┌──
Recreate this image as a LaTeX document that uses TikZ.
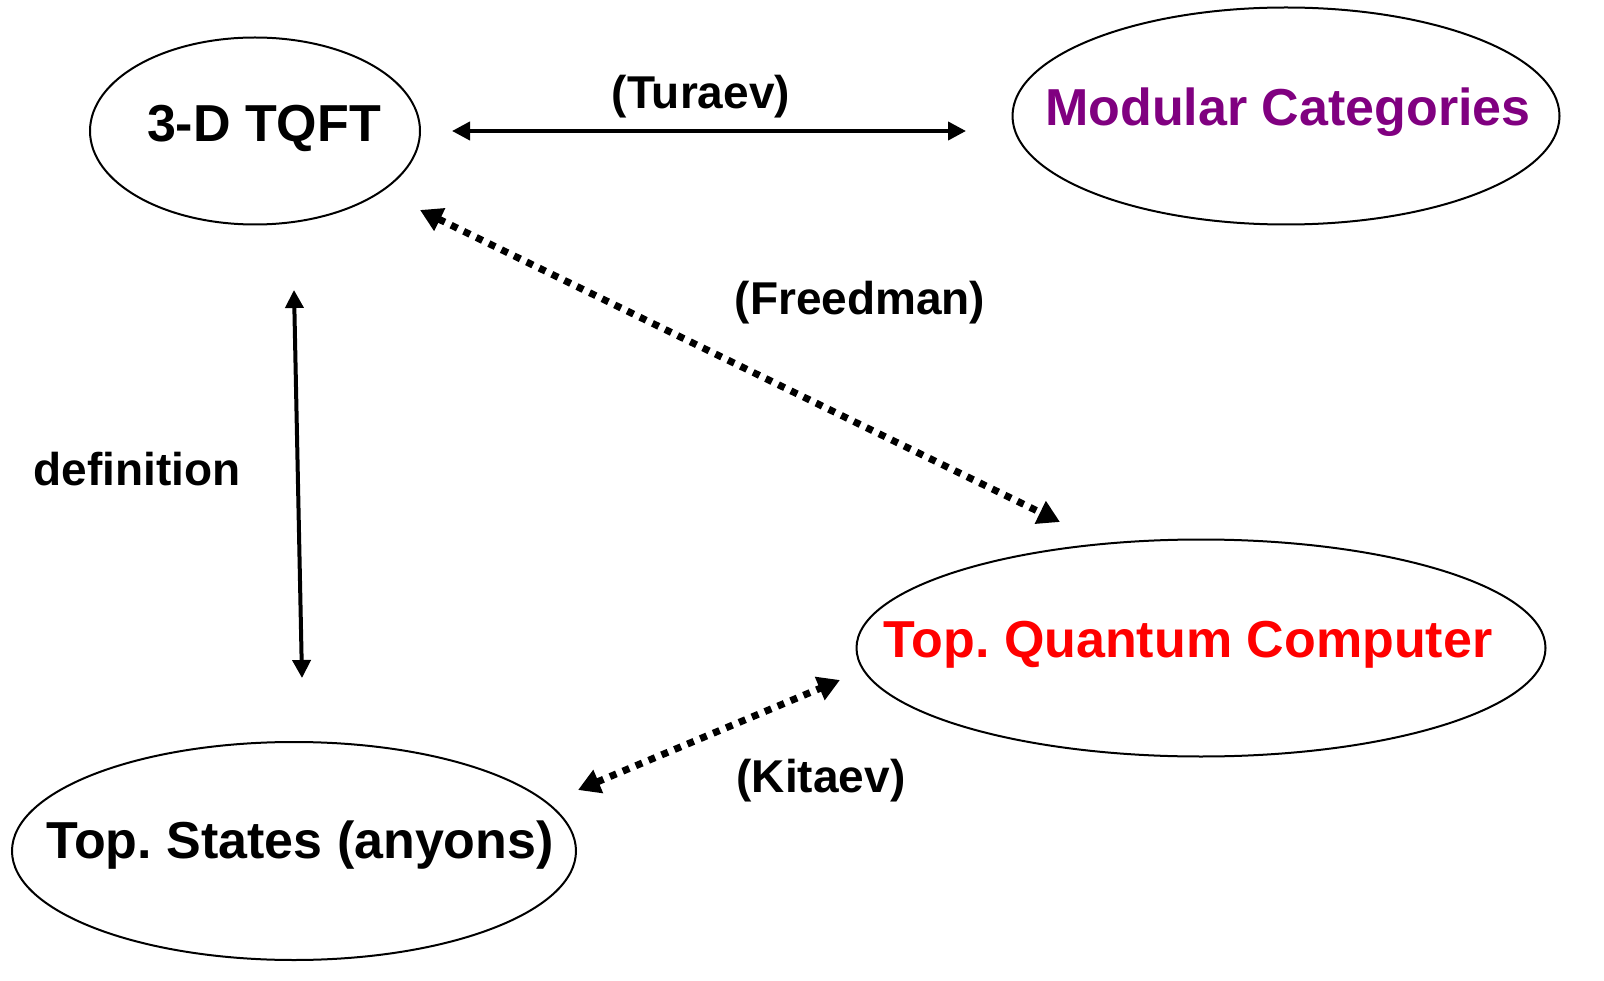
\documentclass[tikz,border=0pt]{standalone}
\usepackage{fontspec}
\setmainfont{Liberation Sans}
\usetikzlibrary{arrows.meta}
\usetikzlibrary{shapes.geometric}
\definecolor{modpurple}{RGB}{128,0,128}
\definecolor{tqcred}{RGB}{255,0,0}
\tikzset{
	bubble/.style={draw, ellipse, line width=2pt, inner sep=0pt},
	bigtext/.style={font=\fontsize{52}{60}\selectfont\bfseries},
	linktext/.style={font=\fontsize{46}{54}\selectfont\bfseries},
	solidlink/.style={line width=4pt, {Triangle[length=18pt,width=18pt]}-{Triangle[length=18pt,width=18pt]}},
	dotlink/.style={line width=7pt, dash pattern=on 7pt off 7pt, {Triangle[length=22pt,width=24pt]}-{Triangle[length=22pt,width=24pt]}}
}
\newcommand{\drawLink}[3]{
	\draw[#3] (#1) -- (#2);
}
\frenchspacing

\begin{document}
\begin{tikzpicture}[x=1pt, y=-1pt]
	\useasboundingbox (0,0) rectangle (1604,981);

	\node[bubble, minimum width=330pt, minimum height=187pt] (TQFT) at (255,131) {};
	\node[bigtext] (TQFT_T) at (264,128) {3-D TQFT};
	\node[bubble, minimum width=547pt, minimum height=217pt] (MOD) at (1286,116) {};
	\node[bigtext, text=modpurple] (MOD_T) at (1288,112) {Modular Categories};
	\node[bubble, minimum width=689pt, minimum height=217pt] (TQC) at (1201,648) {};
	\node[bigtext, text=tqcred] (TQC_T) at (1188,645) {Top. Quantum Computer};
	\node[bubble, minimum width=564pt, minimum height=218pt] (TS) at (294,851) {};
	\node[bigtext] (TS_T) at (300,845) {Top. States (anyons)};

	\coordinate (TU_L) at (452,131);
	\coordinate (TU_R) at (966,131);
	\coordinate (FR_L) at (420,210);
	\coordinate (FR_R) at (1060,522);
	\coordinate (DE_T) at (294,290);
	\coordinate (DE_B) at (302,678);
	\coordinate (KI_L) at (578,790);
	\coordinate (KI_R) at (840,680);

	\drawLink{TU_L}{TU_R}{solidlink}
	\drawLink{DE_T}{DE_B}{solidlink}
	\drawLink{FR_L}{FR_R}{dotlink}
	\drawLink{KI_L}{KI_R}{dotlink}

	\node[linktext] (TU_T) at (701,97) {(Turaev)};
	\node[linktext] (FR_T) at (860,303) {(Freedman)};
	\node[linktext] (DE_X) at (137,469) {definition};
	\node[linktext] (KI_T) at (821,781) {(Kitaev)};
\end{tikzpicture}
\end{document}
└──
Requirement
Reproduce the listing word for word and omit its pictures.

Full output
Recreate this image as a LaTeX document that uses TikZ.
\documentclass[tikz,border=0pt]{standalone}
\usepackage{fontspec}
\setmainfont{Liberation Sans}
\usetikzlibrary{arrows.meta}
\usetikzlibrary{shapes.geometric}
\definecolor{modpurple}{RGB}{128,0,128}
\definecolor{tqcred}{RGB}{255,0,0}
\tikzset{
	bubble/.style={draw, ellipse, line width=2pt, inner sep=0pt},
	bigtext/.style={font=\fontsize{52}{60}\selectfont\bfseries},
	linktext/.style={font=\fontsize{46}{54}\selectfont\bfseries},
	solidlink/.style={line width=4pt, {Triangle[length=18pt,width=18pt]}-{Triangle[length=18pt,width=18pt]}},
	dotlink/.style={line width=7pt, dash pattern=on 7pt off 7pt, {Triangle[length=22pt,width=24pt]}-{Triangle[length=22pt,width=24pt]}}
}
\newcommand{\drawLink}[3]{
	\draw[#3] (#1) -- (#2);
}
\frenchspacing

\begin{document}
\begin{tikzpicture}[x=1pt, y=-1pt]
	\useasboundingbox (0,0) rectangle (1604,981);

	\node[bubble, minimum width=330pt, minimum height=187pt] (TQFT) at (255,131) {};
	\node[bigtext] (TQFT_T) at (264,128) {3-D TQFT};
	\node[bubble, minimum width=547pt, minimum height=217pt] (MOD) at (1286,116) {};
	\node[bigtext, text=modpurple] (MOD_T) at (1288,112) {Modular Categories};
	\node[bubble, minimum width=689pt, minimum height=217pt] (TQC) at (1201,648) {};
	\node[bigtext, text=tqcred] (TQC_T) at (1188,645) {Top. Quantum Computer};
	\node[bubble, minimum width=564pt, minimum height=218pt] (TS) at (294,851) {};
	\node[bigtext] (TS_T) at (300,845) {Top. States (anyons)};

	\coordinate (TU_L) at (452,131);
	\coordinate (TU_R) at (966,131);
	\coordinate (FR_L) at (420,210);
	\coordinate (FR_R) at (1060,522);
	\coordinate (DE_T) at (294,290);
	\coordinate (DE_B) at (302,678);
	\coordinate (KI_L) at (578,790);
	\coordinate (KI_R) at (840,680);

	\drawLink{TU_L}{TU_R}{solidlink}
	\drawLink{DE_T}{DE_B}{solidlink}
	\drawLink{FR_L}{FR_R}{dotlink}
	\drawLink{KI_L}{KI_R}{dotlink}

	\node[linktext] (TU_T) at (701,97) {(Turaev)};
	\node[linktext] (FR_T) at (860,303) {(Freedman)};
	\node[linktext] (DE_X) at (137,469) {definition};
	\node[linktext] (KI_T) at (821,781) {(Kitaev)};
\end{tikzpicture}
\end{document}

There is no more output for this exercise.